Along the “Frolikha Adventure Coastline Track”, built by Baikalplan e.V. and our Russian partner organization MOO Bolschaja Baikalskaja Tropa in 2009 with the support of volunteers from all over the world, there are several abandoned and partially dilapidated old log cabins. Hiking along the 100km long track, it would not only be more comfortable, but also warmer to spend the sometimes chilly summer nights in cabins instead of tents. For some visitors it could even be a very special experience to sleep in a log cabin. Apart from that, the cabins would be perfect to wait out one or two rainy days or to spend a night entirely safe from the Siberian brown bear.

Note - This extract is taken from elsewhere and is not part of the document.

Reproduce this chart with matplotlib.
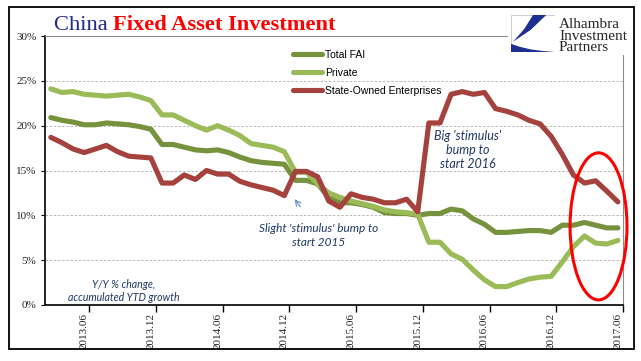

Currently, the huts are temporarily used by fishermen or remain completely vacant. Unfortunately, ownership structures are never quite clear in Russia. We are in touch with many stakeholders in the region and receive a helping hand not only from the district administrator, but also the authority in question. They would not only support repairing and using the log cabins as tourist accommodation, but would place the huts under their guard. Far from being definite, this means a lot in Russia.
In order to help new ideas and concepts to become accepted in Russia, it is very important to present not only words, but actions – to show that something is happening, that progress is being made.
The target of Baikalplan e.V. is to give the region an idea of how, with little effort and small means, an environment-friendly tourism infrastructure can be established that also creates local jobs. Repairing some of the log cabins would be a huge step for the region. Currently, there is a lack of financial means, and the local community slowly has to be re-familiarized with the potential of personal commitment. In Russia, it is still quite common to wait for the Moscow government to come and get things going. This is why we are looking for expert volunteers (carpenters, joiners etc.) to help us repair some of the cabins with simple means – yet surrounded by a fantastic scenery. Even though some things might seem a little chaotic in Russia, craftsmanship and the skill to use a little to make a lot are appreciated there.
First and foremost, it is important to weatherproof the cabins, so as to offer beds and to generally give them a cozy feel. What we need is ideas how this can be achieved, and a lot of improvisational skills.
Many mountain huts are in a very bad state or have to be re-built completely. Especially when exchanging structurally viable elements, expert advice is not only a nice-to-have, but strictly essential. We provide building material, chainsaws etc. on site, but we are continuously looking for volunteers who know well how to use them.